— Begin Data extract —

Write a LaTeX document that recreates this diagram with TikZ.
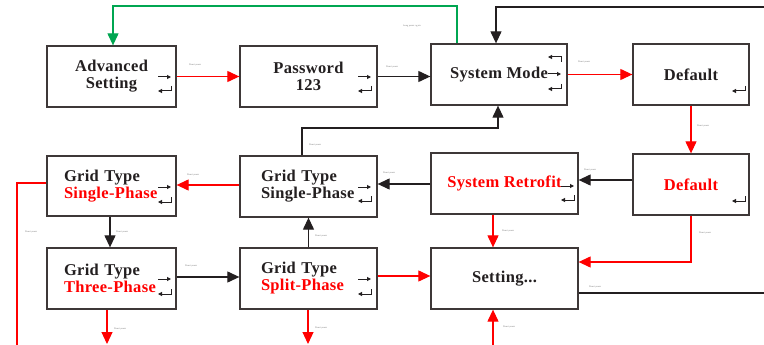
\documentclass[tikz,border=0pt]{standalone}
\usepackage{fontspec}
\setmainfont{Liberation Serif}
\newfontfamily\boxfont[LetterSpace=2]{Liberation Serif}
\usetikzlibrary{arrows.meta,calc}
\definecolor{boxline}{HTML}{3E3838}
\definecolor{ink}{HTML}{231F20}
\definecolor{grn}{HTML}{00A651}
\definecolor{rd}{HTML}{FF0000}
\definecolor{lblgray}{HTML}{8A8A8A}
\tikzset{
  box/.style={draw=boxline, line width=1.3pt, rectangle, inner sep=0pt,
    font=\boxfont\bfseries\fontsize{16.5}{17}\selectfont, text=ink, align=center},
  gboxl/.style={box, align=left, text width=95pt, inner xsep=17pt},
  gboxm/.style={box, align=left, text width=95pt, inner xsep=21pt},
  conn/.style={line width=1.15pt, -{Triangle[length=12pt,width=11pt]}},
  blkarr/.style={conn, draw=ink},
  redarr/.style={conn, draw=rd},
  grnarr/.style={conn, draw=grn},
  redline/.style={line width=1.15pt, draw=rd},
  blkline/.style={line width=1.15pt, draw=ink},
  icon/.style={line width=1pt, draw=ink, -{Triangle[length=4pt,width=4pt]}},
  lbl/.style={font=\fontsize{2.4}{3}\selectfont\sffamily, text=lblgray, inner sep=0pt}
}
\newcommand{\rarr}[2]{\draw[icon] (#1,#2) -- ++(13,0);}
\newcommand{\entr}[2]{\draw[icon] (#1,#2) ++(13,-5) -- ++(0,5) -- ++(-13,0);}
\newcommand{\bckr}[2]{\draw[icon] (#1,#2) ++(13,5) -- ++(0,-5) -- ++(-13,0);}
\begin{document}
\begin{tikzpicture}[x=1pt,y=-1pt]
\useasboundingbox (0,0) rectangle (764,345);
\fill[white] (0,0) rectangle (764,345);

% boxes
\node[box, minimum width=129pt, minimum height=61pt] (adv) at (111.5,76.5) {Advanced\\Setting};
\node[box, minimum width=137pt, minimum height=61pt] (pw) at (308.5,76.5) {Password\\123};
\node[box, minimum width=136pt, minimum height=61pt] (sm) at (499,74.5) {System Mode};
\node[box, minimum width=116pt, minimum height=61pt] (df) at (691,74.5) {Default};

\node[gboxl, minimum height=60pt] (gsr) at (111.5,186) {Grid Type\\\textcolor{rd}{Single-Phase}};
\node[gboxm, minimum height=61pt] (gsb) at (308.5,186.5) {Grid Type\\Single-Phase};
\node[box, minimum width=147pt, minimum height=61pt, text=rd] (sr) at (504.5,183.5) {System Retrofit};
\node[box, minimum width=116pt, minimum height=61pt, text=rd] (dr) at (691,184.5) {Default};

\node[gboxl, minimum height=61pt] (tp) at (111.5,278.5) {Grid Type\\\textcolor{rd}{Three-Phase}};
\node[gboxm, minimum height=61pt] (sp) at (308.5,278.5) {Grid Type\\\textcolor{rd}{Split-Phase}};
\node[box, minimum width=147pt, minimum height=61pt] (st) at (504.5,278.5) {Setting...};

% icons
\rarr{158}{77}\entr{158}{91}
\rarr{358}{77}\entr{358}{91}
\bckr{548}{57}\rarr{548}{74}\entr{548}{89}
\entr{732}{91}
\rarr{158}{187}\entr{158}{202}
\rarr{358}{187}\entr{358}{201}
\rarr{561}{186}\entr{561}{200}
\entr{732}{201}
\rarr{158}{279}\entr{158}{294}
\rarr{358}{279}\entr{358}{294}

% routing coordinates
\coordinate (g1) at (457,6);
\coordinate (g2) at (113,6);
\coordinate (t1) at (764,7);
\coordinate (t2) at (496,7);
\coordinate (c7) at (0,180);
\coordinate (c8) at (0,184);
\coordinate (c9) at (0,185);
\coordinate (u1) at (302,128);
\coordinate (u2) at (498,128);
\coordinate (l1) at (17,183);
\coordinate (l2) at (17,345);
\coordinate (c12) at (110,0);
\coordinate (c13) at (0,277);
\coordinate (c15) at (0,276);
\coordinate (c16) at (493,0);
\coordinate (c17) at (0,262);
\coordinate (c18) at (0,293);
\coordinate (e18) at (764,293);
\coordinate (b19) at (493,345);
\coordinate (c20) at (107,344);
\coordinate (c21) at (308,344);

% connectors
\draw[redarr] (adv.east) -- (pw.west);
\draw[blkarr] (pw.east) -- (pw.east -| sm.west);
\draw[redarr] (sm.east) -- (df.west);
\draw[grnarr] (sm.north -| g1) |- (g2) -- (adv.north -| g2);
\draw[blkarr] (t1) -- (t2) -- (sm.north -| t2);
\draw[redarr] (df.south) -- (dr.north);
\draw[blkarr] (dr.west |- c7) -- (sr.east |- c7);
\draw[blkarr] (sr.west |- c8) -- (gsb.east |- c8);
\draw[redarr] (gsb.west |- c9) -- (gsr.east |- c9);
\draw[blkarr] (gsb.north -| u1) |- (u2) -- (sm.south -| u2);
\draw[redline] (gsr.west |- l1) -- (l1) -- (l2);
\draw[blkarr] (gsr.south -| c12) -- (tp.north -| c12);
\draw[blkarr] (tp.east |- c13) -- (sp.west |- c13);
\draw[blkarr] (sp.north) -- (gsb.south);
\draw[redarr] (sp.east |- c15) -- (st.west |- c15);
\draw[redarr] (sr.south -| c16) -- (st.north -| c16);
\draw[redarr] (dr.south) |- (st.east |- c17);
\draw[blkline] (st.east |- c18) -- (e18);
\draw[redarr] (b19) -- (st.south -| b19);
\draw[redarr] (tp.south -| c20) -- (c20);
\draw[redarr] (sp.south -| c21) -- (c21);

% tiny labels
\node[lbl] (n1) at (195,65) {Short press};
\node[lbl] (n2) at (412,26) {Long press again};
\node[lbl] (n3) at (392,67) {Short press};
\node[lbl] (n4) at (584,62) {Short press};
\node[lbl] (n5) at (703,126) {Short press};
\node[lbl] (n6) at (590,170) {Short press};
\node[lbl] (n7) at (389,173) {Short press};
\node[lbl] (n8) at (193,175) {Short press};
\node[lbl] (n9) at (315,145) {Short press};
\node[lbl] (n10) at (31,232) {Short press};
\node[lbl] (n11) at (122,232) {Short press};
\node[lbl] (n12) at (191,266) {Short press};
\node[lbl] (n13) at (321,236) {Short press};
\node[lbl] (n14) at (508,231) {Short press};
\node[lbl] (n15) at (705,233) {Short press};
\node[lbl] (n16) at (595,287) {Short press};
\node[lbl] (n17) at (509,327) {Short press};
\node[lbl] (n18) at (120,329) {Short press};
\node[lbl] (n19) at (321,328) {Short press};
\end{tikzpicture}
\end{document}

— End Data extract —

_Exercise_. Repeat the data above exactly, but not the pictures.

_Completed exercise_.
Write a LaTeX document that recreates this diagram with TikZ.
\documentclass[tikz,border=0pt]{standalone}
\usepackage{fontspec}
\setmainfont{Liberation Serif}
\newfontfamily\boxfont[LetterSpace=2]{Liberation Serif}
\usetikzlibrary{arrows.meta,calc}
\definecolor{boxline}{HTML}{3E3838}
\definecolor{ink}{HTML}{231F20}
\definecolor{grn}{HTML}{00A651}
\definecolor{rd}{HTML}{FF0000}
\definecolor{lblgray}{HTML}{8A8A8A}
\tikzset{
  box/.style={draw=boxline, line width=1.3pt, rectangle, inner sep=0pt,
    font=\boxfont\bfseries\fontsize{16.5}{17}\selectfont, text=ink, align=center},
  gboxl/.style={box, align=left, text width=95pt, inner xsep=17pt},
  gboxm/.style={box, align=left, text width=95pt, inner xsep=21pt},
  conn/.style={line width=1.15pt, -{Triangle[length=12pt,width=11pt]}},
  blkarr/.style={conn, draw=ink},
  redarr/.style={conn, draw=rd},
  grnarr/.style={conn, draw=grn},
  redline/.style={line width=1.15pt, draw=rd},
  blkline/.style={line width=1.15pt, draw=ink},
  icon/.style={line width=1pt, draw=ink, -{Triangle[length=4pt,width=4pt]}},
  lbl/.style={font=\fontsize{2.4}{3}\selectfont\sffamily, text=lblgray, inner sep=0pt}
}
\newcommand{\rarr}[2]{\draw[icon] (#1,#2) -- ++(13,0);}
\newcommand{\entr}[2]{\draw[icon] (#1,#2) ++(13,-5) -- ++(0,5) -- ++(-13,0);}
\newcommand{\bckr}[2]{\draw[icon] (#1,#2) ++(13,5) -- ++(0,-5) -- ++(-13,0);}
\begin{document}
\begin{tikzpicture}[x=1pt,y=-1pt]
\useasboundingbox (0,0) rectangle (764,345);
\fill[white] (0,0) rectangle (764,345);

% boxes
\node[box, minimum width=129pt, minimum height=61pt] (adv) at (111.5,76.5) {Advanced\\Setting};
\node[box, minimum width=137pt, minimum height=61pt] (pw) at (308.5,76.5) {Password\\123};
\node[box, minimum width=136pt, minimum height=61pt] (sm) at (499,74.5) {System Mode};
\node[box, minimum width=116pt, minimum height=61pt] (df) at (691,74.5) {Default};

\node[gboxl, minimum height=60pt] (gsr) at (111.5,186) {Grid Type\\\textcolor{rd}{Single-Phase}};
\node[gboxm, minimum height=61pt] (gsb) at (308.5,186.5) {Grid Type\\Single-Phase};
\node[box, minimum width=147pt, minimum height=61pt, text=rd] (sr) at (504.5,183.5) {System Retrofit};
\node[box, minimum width=116pt, minimum height=61pt, text=rd] (dr) at (691,184.5) {Default};

\node[gboxl, minimum height=61pt] (tp) at (111.5,278.5) {Grid Type\\\textcolor{rd}{Three-Phase}};
\node[gboxm, minimum height=61pt] (sp) at (308.5,278.5) {Grid Type\\\textcolor{rd}{Split-Phase}};
\node[box, minimum width=147pt, minimum height=61pt] (st) at (504.5,278.5) {Setting...};

% icons
\rarr{158}{77}\entr{158}{91}
\rarr{358}{77}\entr{358}{91}
\bckr{548}{57}\rarr{548}{74}\entr{548}{89}
\entr{732}{91}
\rarr{158}{187}\entr{158}{202}
\rarr{358}{187}\entr{358}{201}
\rarr{561}{186}\entr{561}{200}
\entr{732}{201}
\rarr{158}{279}\entr{158}{294}
\rarr{358}{279}\entr{358}{294}

% routing coordinates
\coordinate (g1) at (457,6);
\coordinate (g2) at (113,6);
\coordinate (t1) at (764,7);
\coordinate (t2) at (496,7);
\coordinate (c7) at (0,180);
\coordinate (c8) at (0,184);
\coordinate (c9) at (0,185);
\coordinate (u1) at (302,128);
\coordinate (u2) at (498,128);
\coordinate (l1) at (17,183);
\coordinate (l2) at (17,345);
\coordinate (c12) at (110,0);
\coordinate (c13) at (0,277);
\coordinate (c15) at (0,276);
\coordinate (c16) at (493,0);
\coordinate (c17) at (0,262);
\coordinate (c18) at (0,293);
\coordinate (e18) at (764,293);
\coordinate (b19) at (493,345);
\coordinate (c20) at (107,344);
\coordinate (c21) at (308,344);

% connectors
\draw[redarr] (adv.east) -- (pw.west);
\draw[blkarr] (pw.east) -- (pw.east -| sm.west);
\draw[redarr] (sm.east) -- (df.west);
\draw[grnarr] (sm.north -| g1) |- (g2) -- (adv.north -| g2);
\draw[blkarr] (t1) -- (t2) -- (sm.north -| t2);
\draw[redarr] (df.south) -- (dr.north);
\draw[blkarr] (dr.west |- c7) -- (sr.east |- c7);
\draw[blkarr] (sr.west |- c8) -- (gsb.east |- c8);
\draw[redarr] (gsb.west |- c9) -- (gsr.east |- c9);
\draw[blkarr] (gsb.north -| u1) |- (u2) -- (sm.south -| u2);
\draw[redline] (gsr.west |- l1) -- (l1) -- (l2);
\draw[blkarr] (gsr.south -| c12) -- (tp.north -| c12);
\draw[blkarr] (tp.east |- c13) -- (sp.west |- c13);
\draw[blkarr] (sp.north) -- (gsb.south);
\draw[redarr] (sp.east |- c15) -- (st.west |- c15);
\draw[redarr] (sr.south -| c16) -- (st.north -| c16);
\draw[redarr] (dr.south) |- (st.east |- c17);
\draw[blkline] (st.east |- c18) -- (e18);
\draw[redarr] (b19) -- (st.south -| b19);
\draw[redarr] (tp.south -| c20) -- (c20);
\draw[redarr] (sp.south -| c21) -- (c21);

% tiny labels
\node[lbl] (n1) at (195,65) {Short press};
\node[lbl] (n2) at (412,26) {Long press again};
\node[lbl] (n3) at (392,67) {Short press};
\node[lbl] (n4) at (584,62) {Short press};
\node[lbl] (n5) at (703,126) {Short press};
\node[lbl] (n6) at (590,170) {Short press};
\node[lbl] (n7) at (389,173) {Short press};
\node[lbl] (n8) at (193,175) {Short press};
\node[lbl] (n9) at (315,145) {Short press};
\node[lbl] (n10) at (31,232) {Short press};
\node[lbl] (n11) at (122,232) {Short press};
\node[lbl] (n12) at (191,266) {Short press};
\node[lbl] (n13) at (321,236) {Short press};
\node[lbl] (n14) at (508,231) {Short press};
\node[lbl] (n15) at (705,233) {Short press};
\node[lbl] (n16) at (595,287) {Short press};
\node[lbl] (n17) at (509,327) {Short press};
\node[lbl] (n18) at (120,329) {Short press};
\node[lbl] (n19) at (321,328) {Short press};
\end{tikzpicture}
\end{document}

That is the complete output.